Outside these baffles are the holders for the roll of film and the take-up spool. The base of these holders is made from sprung steel to make inserting the spools easy. My camera comes with a very old take-up spool. The way 120 film works is the empty spool from a roll of film becomes the take-up spool for the next roll of film – to the take-up spool is continually replaced with a new one. When Kodak introduced 120 film in 1901, the spools were made from wood with metal ends. These were replaced with all metal spools which, in turn, were replaced with plastic spools. The take-up spool in my camera is a wooden spool. It would seem that during WWII when there was a metal shortage, wooden spools were used again – this from the Interweb, I cannot vouch for it accuracy.

The rear of this inner ‘box’ has a thin wooden flap which is hinged at the bottom with a passé-partout tape. This flap is covered on both sides with thin matt black paper. Centrally on the outside of this flap is a paper label with the camera name ‘Reflex Carbine’, the exhortation to use C20 Carbine film (which is actually 120 film) and the maker’s name ‘Butcher’s British Cameras’. On the top left of this flap is a hole which lines up with the red window of the outside box.

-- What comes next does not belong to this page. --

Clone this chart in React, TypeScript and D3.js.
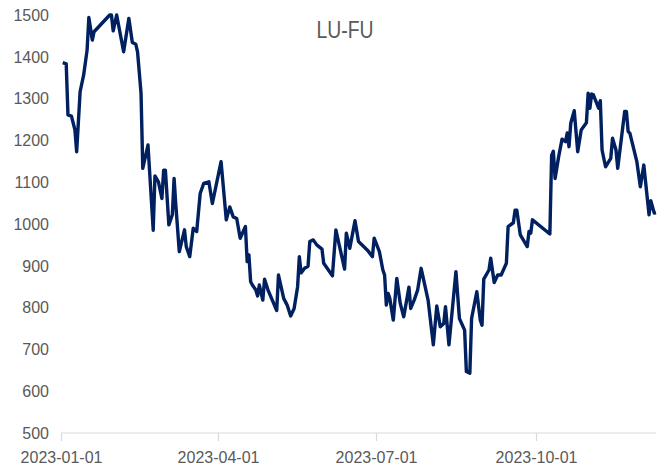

If you open the hinged flap, you can see the angled light baffle which sits behind the reflex mirror. This baffle consists of two parts of this steel which slide one over the other as the baffle/mirror move out of the way before the shutter opens. On either side of this baffle is a long curved metal spring.

The details of the shutter are hidden internally so I can make no comment on it. This camera is old – very nearly 100 years old – and was not a top-notch camera when new. Some parts work well – the focus, aperture, winding key – and the rest not really. The viewfinder chimney is too old to stand by itself, making it useless. The mirror will not rise under its own steam when the pressing the shutter release button nor will the shutter fire. I very much doubt that the designers nor the makers would have expected a century of use out of this camera and the original owner has obviously had good use from it when new, judging by the wear and tear on the outside.

Petri Flex 7

Petri were a prolific maker of cameras in the 1950s, 60s and 70s — for themselves and for own-label resellers. I already have a Petri 7s rangefinder camera and a 2MTL made for Wirgin and sold as an Edixa 2MTL. It is possible that I have other Petri camera that I am not aware of.

lens: Petri anastigmatic
focal length: 55mm
apertures: ƒ/1.8 to ƒ/16
focus range: 0.6 m to infinity
lens fitting: Petri breech-lock bayonet
shutter: cloth focal plane
speeds: 1s to 1/1000s plus B
flash: PC connector
film size: 35 mm 

This Petri Flex 7 was introduced in 1964 and superficially looks like a Zeiss Ikon Contarex in its first incarnation. It is a sturdily made camera and quite heavy. It measures 151 by 98 by 91 mm and weighs 970 g which is heavier than most of my SLR cameras. Visually, the outstanding feature is the round exposure meter window above the lens — it is this feature that creates the similarity with the Zeiss Ikon Contarex.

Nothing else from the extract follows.